父の闘病期間中に妻がメールを送っていることを、実は私も途中から知っていたのだ。知った上で、これがおそらく正しい接し方だろう、ということも理解していたのだ。そこまでわかっていたが、結局私はメールを送ることができなかった。いや、正確にはメールは送ったのだ。だが、1、2通送っただけで、それ以上送り続けることができなかったのだ。どんな内容のメールを送ればいいのか悩み、そのうち億劫になってきて継続できなかった。

 

この期間中、妻も私も病床の父を労りたいという共通も気持ちを持っていたし、二人の置かれた環境もほとんど同じものであった。しかし、私はメールを送ることができず、妻はメールを送り続けた。メールを送ることなどは極めて平凡な行為であるが、義理の父と義理の娘という特殊な関係、父は死に向かう存在、半年以上も継続して実行する、などの要素が重ね合わさることによって、妻の行為は極めて尊く非凡なものへと昇華していく。私には到底できなかった。私にはできなかったことを妻は当たり前のように行っていた。実の子供3人が何もできない中で、妻だけが正解を見つけ、それを当たり前のように実行していのだ。私に代わり父を慰めたことに対する感謝もあったが、それ以上に、妻という人間の偉大さを改めて思い知らされた出来事だったのだ。

 

そう、これが私が妻を尊敬するに至った理由だ。他にもいろいろとすごいことをしてきた妻だと思うが、このことが一番心に残っている。人生の此処一番で、もっとも重要なことを見失わずに選択できる人間は、私ではなくて妻だ、と思い知らされた出来事でもある。

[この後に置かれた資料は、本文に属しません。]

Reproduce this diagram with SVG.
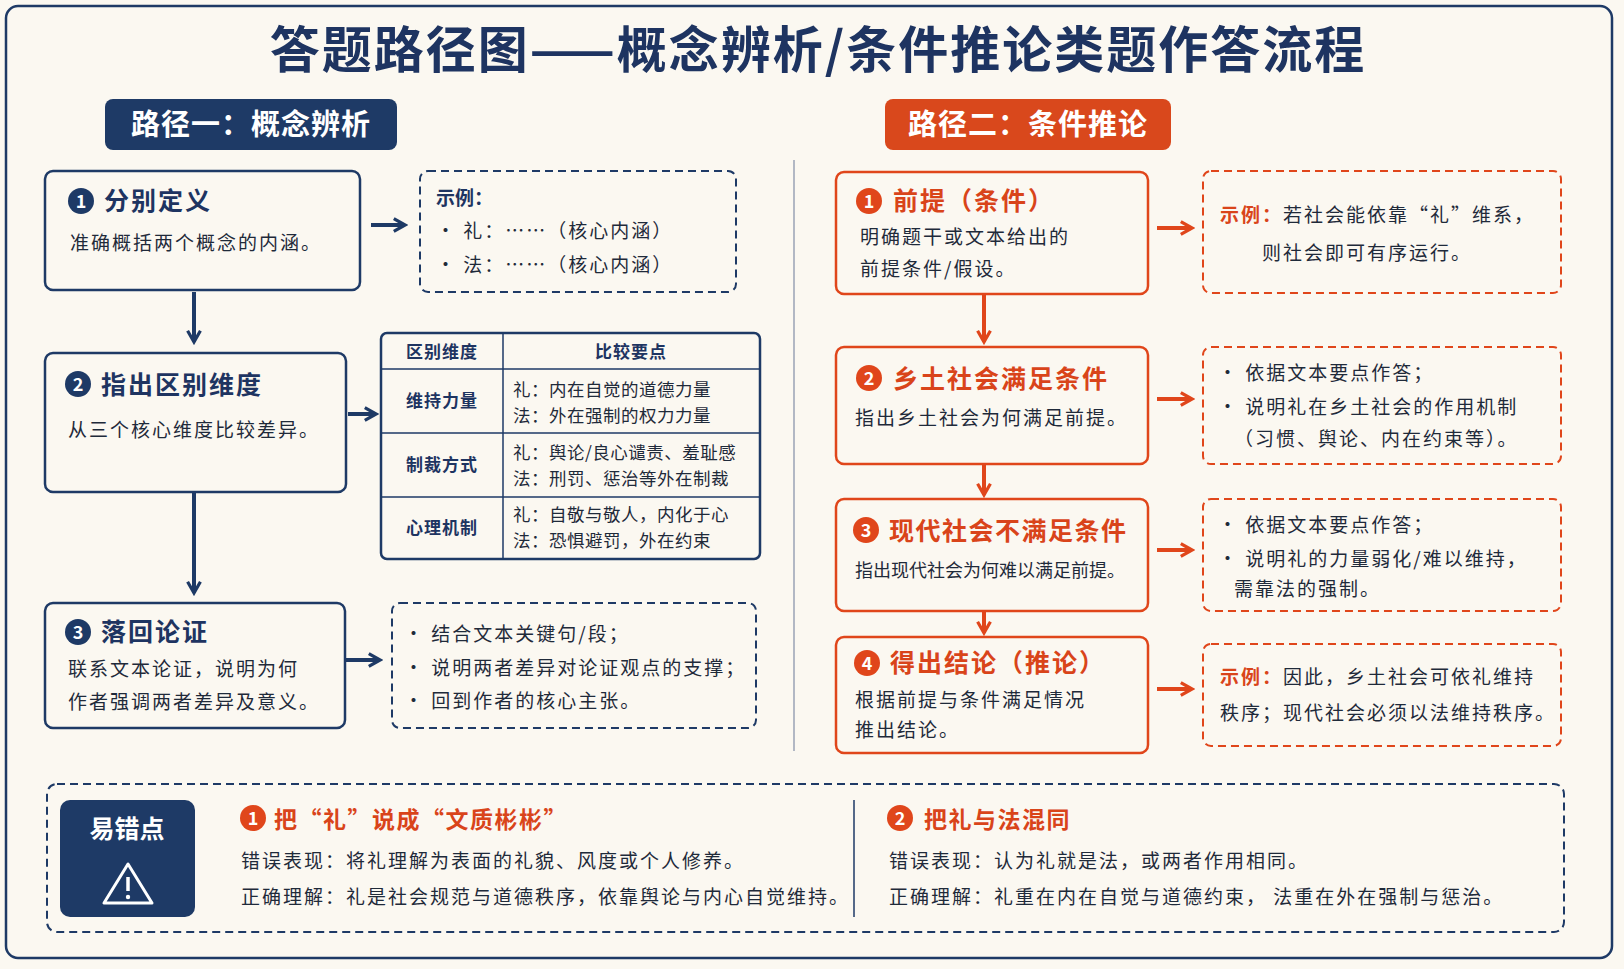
<svg xmlns="http://www.w3.org/2000/svg" width="1624" height="969" viewBox="0 0 1624 969">
<defs>
<style>
text{font-family:"Noto Sans CJK SC","Noto Sans",sans-serif;}
.t{fill:#1e3461;}
.o{fill:#d9441a;}
.w{fill:#fff;}
.body{fill:#1f2a3a;font-size:19px;letter-spacing:2px;}
.tb{fill:#1f2a3a;font-size:17.5px;letter-spacing:0.5px;}
.nb{fill:none;stroke:#1e3a66;stroke-width:2.5;}
.ob{fill:none;stroke:#e0461b;stroke-width:2.5;}
.nd{fill:none;stroke:#1e3a66;stroke-width:2;stroke-dasharray:8 5;}
.od{fill:none;stroke:#e0461b;stroke-width:2;stroke-dasharray:8 5;}
.nl{stroke:#1e3a66;stroke-width:4;fill:none;}
.ol{stroke:#e0461b;stroke-width:4;fill:none;}
</style>
<marker id="an" viewBox="0 0 10 10" refX="8" refY="5" markerWidth="4" markerHeight="4" orient="auto"><path d="M1,1 L8,5 L1,9" fill="none" stroke="#1e3a66" stroke-width="2"/></marker>
<marker id="ao" viewBox="0 0 10 10" refX="8" refY="5" markerWidth="4" markerHeight="4" orient="auto"><path d="M1,1 L8,5 L1,9" fill="none" stroke="#e0461b" stroke-width="2"/></marker>
</defs>
<rect x="0" y="0" width="1624" height="969" fill="#fbf8f1"/>
<rect x="6" y="6" width="1606" height="952" rx="12" fill="#fbf8f1" stroke="#1e3a66" stroke-width="2.5"/>
<text x="818" y="68" text-anchor="middle" class="t" font-size="50" font-weight="700" letter-spacing="2">答题路径图——概念辨析/条件推论类题作答流程</text>

<g id="header-left"><rect x="105" y="99" width="292" height="51" rx="8" fill="#1e3a66"/><text x="251" y="135" text-anchor="middle" class="w" font-size="29" font-weight="700" letter-spacing="1">路径一：概念辨析</text></g>
<g id="header-right"><rect x="885" y="99" width="286" height="51" rx="8" fill="#d9481c"/><text x="1028" y="135" text-anchor="middle" class="w" font-size="29" font-weight="700" letter-spacing="1">路径二：条件推论</text></g>
<line x1="794" y1="160" x2="794" y2="751" stroke="#9aa3b5" stroke-width="1.5"/>

<g id="L1"><rect class="nb" x="45" y="171" width="315" height="119" rx="8"/>
<circle cx="81" cy="201" r="13" fill="#1e3a66"/><text x="81" y="208" text-anchor="middle" class="w" font-size="18" font-weight="700">1</text>
<text x="104" y="210" class="t" font-size="25" font-weight="700" letter-spacing="2">分别定义</text>
<text x="70" y="250" class="body">准确概括两个概念的内涵。</text></g>
<g id="L1ex"><rect class="nd" x="420" y="171" width="316" height="121" rx="8"/>
<text x="436" y="205" class="t" font-size="19" font-weight="700">示例：</text>
<text x="436" y="238" class="body">• 礼：……（核心内涵）</text>
<text x="436" y="272" class="body">• 法：……（核心内涵）</text></g>

<g id="L2"><rect class="nb" x="45" y="353" width="301" height="139" rx="8"/>
<circle cx="78" cy="384" r="13" fill="#1e3a66"/><text x="78" y="391" text-anchor="middle" class="w" font-size="18" font-weight="700">2</text>
<text x="101" y="394" class="t" font-size="25" font-weight="700" letter-spacing="2">指出区别维度</text>
<text x="68" y="437" class="body">从三个核心维度比较差异。</text></g>
<g id="L2table"><rect class="nb" x="381" y="333" width="379" height="226" rx="6" stroke-width="1.8"/>
<g stroke="#1e3a66" stroke-width="1.5"><line x1="503" y1="333" x2="503" y2="559"/><line x1="381" y1="369" x2="760" y2="369"/><line x1="381" y1="433" x2="760" y2="433"/><line x1="381" y1="497" x2="760" y2="497"/></g>
<g class="t" font-size="17" font-weight="700" text-anchor="middle" letter-spacing="1"><text x="442" y="358">区别维度</text><text x="631" y="358">比较要点</text><text x="442" y="407">维持力量</text><text x="442" y="471">制裁方式</text><text x="442" y="534">心理机制</text></g>
<g class="tb"><text x="513" y="396">礼：内在自觉的道德力量</text><text x="513" y="422">法：外在强制的权力力量</text><text x="513" y="459">礼：舆论/良心谴责、羞耻感</text><text x="513" y="485">法：刑罚、惩治等外在制裁</text><text x="513" y="521">礼：自敬与敬人，内化于心</text><text x="513" y="547">法：恐惧避罚，外在约束</text></g></g>

<g id="L3"><rect class="nb" x="45" y="603" width="300" height="125" rx="8"/>
<circle cx="78" cy="632" r="13" fill="#1e3a66"/><text x="78" y="639" text-anchor="middle" class="w" font-size="18" font-weight="700">3</text>
<text x="101" y="641" class="t" font-size="25" font-weight="700" letter-spacing="2">落回论证</text>
<text x="68" y="676" class="body">联系文本论证，说明为何</text>
<text x="68" y="709" class="body" letter-spacing="1.5">作者强调两者差异及意义。</text></g>
<g id="L3ex"><rect class="nd" x="392" y="603" width="364" height="125" rx="8"/>
<text x="404" y="641" class="body">• 结合文本关键句/段；</text>
<text x="404" y="675" class="body" letter-spacing="1">• 说明两者差异对论证观点的支撑；</text>
<text x="404" y="708" class="body">• 回到作者的核心主张。</text></g>

<g id="R1"><rect class="ob" x="836" y="172" width="312" height="122" rx="8"/>
<circle cx="869" cy="201" r="13" fill="#e0461b"/><text x="869" y="208" text-anchor="middle" class="w" font-size="18" font-weight="700">1</text>
<text x="893" y="210" class="o" font-size="25" font-weight="700" letter-spacing="2">前提（条件）</text>
<text x="860" y="244" class="body">明确题干或文本给出的</text>
<text x="860" y="276" class="body">前提条件/假设。</text></g>
<g id="R1ex"><rect class="od" x="1203" y="171" width="358" height="122" rx="8"/>
<text x="1220" y="222" class="body" letter-spacing="1.5"><tspan class="o" font-weight="700">示例：</tspan>若社会能依靠“礼”维系，</text>
<text x="1262" y="260" class="body">则社会即可有序运行。</text></g>

<g id="R2"><rect class="ob" x="836" y="347" width="312" height="117" rx="8"/>
<circle cx="869" cy="378" r="13" fill="#e0461b"/><text x="869" y="385" text-anchor="middle" class="w" font-size="18" font-weight="700">2</text>
<text x="893" y="388" class="o" font-size="25" font-weight="700" letter-spacing="2">乡土社会满足条件</text>
<text x="855" y="425" class="body" letter-spacing="1">指出乡土社会为何满足前提。</text></g>
<g id="R2ex"><rect class="od" x="1203" y="347" width="358" height="117" rx="8"/>
<text x="1218" y="380" class="body">• 依据文本要点作答；</text>
<text x="1218" y="414" class="body" letter-spacing="1.5">• 说明礼在乡土社会的作用机制</text>
<text x="1234" y="446" class="body" letter-spacing="1.5">（习惯、舆论、内在约束等）。</text></g>

<g id="R3"><rect class="ob" x="836" y="499" width="312" height="112" rx="8"/>
<circle cx="866" cy="530" r="13" fill="#e0461b"/><text x="866" y="537" text-anchor="middle" class="w" font-size="18" font-weight="700">3</text>
<text x="889" y="540" class="o" font-size="25" font-weight="700" letter-spacing="1.5">现代社会不满足条件</text>
<text x="855" y="577" class="body" style="font-size:18px;letter-spacing:0px">指出现代社会为何难以满足前提。</text></g>
<g id="R3ex"><rect class="od" x="1203" y="499" width="358" height="112" rx="8"/>
<text x="1218" y="532" class="body">• 依据文本要点作答；</text>
<text x="1218" y="566" class="body" letter-spacing="1.5">• 说明礼的力量弱化/难以维持，</text>
<text x="1234" y="596" class="body">需靠法的强制。</text></g>

<g id="R4"><rect class="ob" x="836" y="637" width="312" height="116" rx="8"/>
<circle cx="867" cy="663" r="13" fill="#e0461b"/><text x="867" y="670" text-anchor="middle" class="w" font-size="18" font-weight="700">4</text>
<text x="890" y="672" class="o" font-size="25" font-weight="700" letter-spacing="2">得出结论（推论）</text>
<text x="855" y="707" class="body">根据前提与条件满足情况</text>
<text x="855" y="737" class="body">推出结论。</text></g>
<g id="R4ex"><rect class="od" x="1203" y="644" width="358" height="102" rx="8"/>
<text x="1220" y="684" class="body" letter-spacing="1.5"><tspan class="o" font-weight="700">示例：</tspan>因此，乡土社会可依礼维持</text>
<text x="1220" y="720" class="body" letter-spacing="1">秩序；现代社会必须以法维持秩序。</text></g>

<g id="connectors">
<path class="nl" d="M371 225 H405" marker-end="url(#an)"/>
<path class="nl" d="M194 292 V342" marker-end="url(#an)"/>
<path class="nl" d="M348 414 H376" marker-end="url(#an)"/>
<path class="nl" d="M194 492 V593" marker-end="url(#an)"/>
<path class="nl" d="M345 660 H380" marker-end="url(#an)"/>
<path class="ol" d="M1157 228 H1192" marker-end="url(#ao)"/>
<path class="ol" d="M984 294 V342" marker-end="url(#ao)"/>
<path class="ol" d="M1157 399 H1192" marker-end="url(#ao)"/>
<path class="ol" d="M984 464 V495" marker-end="url(#ao)"/>
<path class="ol" d="M1157 550 H1192" marker-end="url(#ao)"/>
<path class="ol" d="M984 611 V633" marker-end="url(#ao)"/>
<path class="ol" d="M1157 689 H1192" marker-end="url(#ao)"/>
</g>

<g id="pitfalls"><rect class="nd" x="47" y="784" width="1517" height="148" rx="10"/>
<rect x="60" y="800" width="135" height="117" rx="10" fill="#1e3a66"/>
<text x="127" y="838" text-anchor="middle" class="w" font-size="25" font-weight="700">易错点</text>
<path d="M128 864 L104 903 H152 Z" fill="none" stroke="#fff" stroke-width="3" stroke-linejoin="round"/>
<line x1="128" y1="877" x2="128" y2="891" stroke="#fff" stroke-width="3.5"/><circle cx="128" cy="897" r="2.2" fill="#fff"/>
<circle cx="253" cy="818" r="13" fill="#e0461b"/><text x="253" y="825" text-anchor="middle" class="w" font-size="18" font-weight="700">1</text>
<text x="274" y="828" class="o" font-size="23" font-weight="700" letter-spacing="1.5">把“礼”说成“文质彬彬”</text>
<text x="241" y="868" class="body" font-size="18" letter-spacing="1.5">错误表现：将礼理解为表面的礼貌、风度或个人修养。</text>
<text x="241" y="904" class="body" font-size="18" letter-spacing="1.5">正确理解：礼是社会规范与道德秩序，依靠舆论与内心自觉维持。</text>
<line x1="854" y1="800" x2="854" y2="917" stroke="#1e3a66" stroke-width="1.5"/>
<circle cx="900" cy="818" r="13" fill="#e0461b"/><text x="900" y="825" text-anchor="middle" class="w" font-size="18" font-weight="700">2</text>
<text x="924" y="828" class="o" font-size="23" font-weight="700" letter-spacing="1.5">把礼与法混同</text>
<text x="889" y="868" class="body" font-size="18" letter-spacing="1.5">错误表现：认为礼就是法，或两者作用相同。</text>
<text x="889" y="904" class="body" font-size="18" letter-spacing="1.5">正确理解：礼重在内在自觉与道德约束， 法重在外在强制与惩治。</text></g>
</svg>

そんな訳で、次男のことで妻がすっこんでろ、と言ったのだから、とりあえはお呼びがかかるまではすっこんでいるのが正解なのだと思っている。

 

最後に、親の病気という出来事は、これから多くの人が直面するいろいろと難しい事態だと思うが、今回語った私と妻と父との話が多少なりとも参考になればとても嬉しいと思う。